━━━━━ Data provided ━━━━━
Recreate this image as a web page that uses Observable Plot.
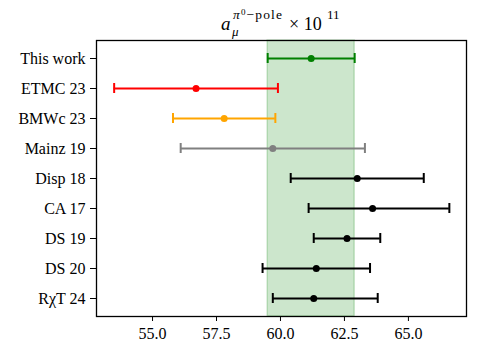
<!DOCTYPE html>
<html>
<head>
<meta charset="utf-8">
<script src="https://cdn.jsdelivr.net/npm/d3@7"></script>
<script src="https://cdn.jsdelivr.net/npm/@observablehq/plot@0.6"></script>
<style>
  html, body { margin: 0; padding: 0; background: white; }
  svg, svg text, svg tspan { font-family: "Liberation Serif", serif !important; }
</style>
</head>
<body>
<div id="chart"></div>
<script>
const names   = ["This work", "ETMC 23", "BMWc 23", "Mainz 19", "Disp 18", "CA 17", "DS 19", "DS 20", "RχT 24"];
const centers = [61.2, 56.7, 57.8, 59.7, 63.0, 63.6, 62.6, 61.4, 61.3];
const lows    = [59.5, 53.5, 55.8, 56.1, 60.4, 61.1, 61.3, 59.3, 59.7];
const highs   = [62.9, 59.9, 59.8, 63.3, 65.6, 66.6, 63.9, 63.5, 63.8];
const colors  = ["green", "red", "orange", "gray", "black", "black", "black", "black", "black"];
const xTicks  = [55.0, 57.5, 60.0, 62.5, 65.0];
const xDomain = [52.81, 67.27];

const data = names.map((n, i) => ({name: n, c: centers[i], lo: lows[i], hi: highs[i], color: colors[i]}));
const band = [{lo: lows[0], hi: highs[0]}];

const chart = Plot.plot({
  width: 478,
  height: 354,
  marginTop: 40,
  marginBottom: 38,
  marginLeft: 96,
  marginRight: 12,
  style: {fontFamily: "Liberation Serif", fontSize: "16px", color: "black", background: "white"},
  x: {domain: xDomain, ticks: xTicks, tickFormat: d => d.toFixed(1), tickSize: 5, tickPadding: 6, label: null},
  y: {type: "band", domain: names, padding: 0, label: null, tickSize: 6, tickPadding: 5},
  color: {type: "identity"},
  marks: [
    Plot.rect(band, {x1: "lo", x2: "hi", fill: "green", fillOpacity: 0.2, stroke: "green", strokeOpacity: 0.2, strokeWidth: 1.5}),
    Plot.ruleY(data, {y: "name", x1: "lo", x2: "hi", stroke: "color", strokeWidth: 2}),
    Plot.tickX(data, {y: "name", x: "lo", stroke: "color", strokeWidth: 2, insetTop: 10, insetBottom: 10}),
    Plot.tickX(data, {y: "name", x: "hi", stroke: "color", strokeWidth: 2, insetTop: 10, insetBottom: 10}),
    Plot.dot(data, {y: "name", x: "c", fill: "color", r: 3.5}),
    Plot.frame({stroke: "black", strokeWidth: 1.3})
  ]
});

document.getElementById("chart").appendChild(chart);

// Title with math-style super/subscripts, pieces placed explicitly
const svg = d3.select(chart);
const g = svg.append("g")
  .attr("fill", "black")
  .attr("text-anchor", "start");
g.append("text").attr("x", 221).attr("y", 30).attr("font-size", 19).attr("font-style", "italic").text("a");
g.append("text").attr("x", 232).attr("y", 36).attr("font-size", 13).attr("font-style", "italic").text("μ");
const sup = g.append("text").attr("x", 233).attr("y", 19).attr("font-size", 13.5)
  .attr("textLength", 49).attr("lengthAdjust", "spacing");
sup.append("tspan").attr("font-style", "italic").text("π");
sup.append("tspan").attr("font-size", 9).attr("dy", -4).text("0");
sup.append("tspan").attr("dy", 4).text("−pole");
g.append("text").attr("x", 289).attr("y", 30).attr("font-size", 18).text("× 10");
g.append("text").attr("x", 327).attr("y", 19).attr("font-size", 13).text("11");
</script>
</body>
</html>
━━━━━
━━━━━ Data provided ━━━━━
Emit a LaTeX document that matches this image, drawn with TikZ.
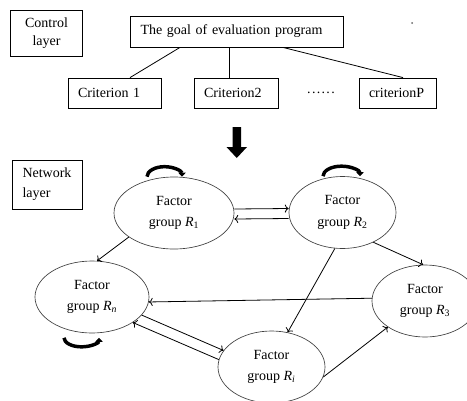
━━━━━
* Exercise description: Go to the line containing "Recreate this image" and copy exactly from there through the line containing "const xDomain = [52.81, 67.27];", both included, and nothing more. Pictures are excluded.

* Complete response:
Recreate this image as a web page that uses Observable Plot.
<!DOCTYPE html>
<html>
<head>
<meta charset="utf-8">
<script src="https://cdn.jsdelivr.net/npm/d3@7"></script>
<script src="https://cdn.jsdelivr.net/npm/@observablehq/plot@0.6"></script>
<style>
  html, body { margin: 0; padding: 0; background: white; }
  svg, svg text, svg tspan { font-family: "Liberation Serif", serif !important; }
</style>
</head>
<body>
<div id="chart"></div>
<script>
const names   = ["This work", "ETMC 23", "BMWc 23", "Mainz 19", "Disp 18", "CA 17", "DS 19", "DS 20", "RχT 24"];
const centers = [61.2, 56.7, 57.8, 59.7, 63.0, 63.6, 62.6, 61.4, 61.3];
const lows    = [59.5, 53.5, 55.8, 56.1, 60.4, 61.1, 61.3, 59.3, 59.7];
const highs   = [62.9, 59.9, 59.8, 63.3, 65.6, 66.6, 63.9, 63.5, 63.8];
const colors  = ["green", "red", "orange", "gray", "black", "black", "black", "black", "black"];
const xTicks  = [55.0, 57.5, 60.0, 62.5, 65.0];
const xDomain = [52.81, 67.27];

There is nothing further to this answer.